The loader then checks for attached removable devices, copies malware modules to the AppData folder, and then sets the auto start function to the location of the malicious files, so that the loader is executed at system reboot.

The loader then decrypts two payloads, namely a spreader designed to copy all malicious files to removable drives, and an encrypted backdoor that injects itself into the rundll32 process.

The security researchers have identified several versions of Mongall, a small backdoor that the threat actor has been using since 2013. The threat was designed to create a remote shell and to download and upload files, and uses the GET protocol for data transmission.

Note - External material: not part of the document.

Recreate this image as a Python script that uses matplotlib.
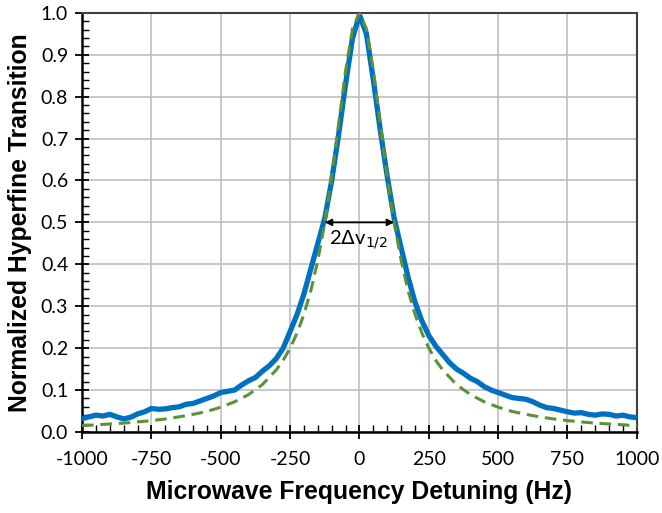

Aoqin Dragon was also observed using a modified version of Heyoka, an open source project designed to exfiltrate data through spoofed DNS requests that create a bidirectional tunnel. The cyberspies deploy this tool on the victim’s system using DLL injection.

The malware authors also expanded the project’s capabilities and added two hardcoded command and control (C&C) servers to it. Featuring the same capabilities as Mongall, the backdoor also checks if it runs as a service or not, to ensure it has privileges to be persistent.

“The targeting of Aoqin Dragon closely aligns with the Chinese government’s political interests. Considering this long-term effort and continuous targeted attacks for the past few years, we assess the threat actor’s motives are espionage-oriented,” SentinelOne notes.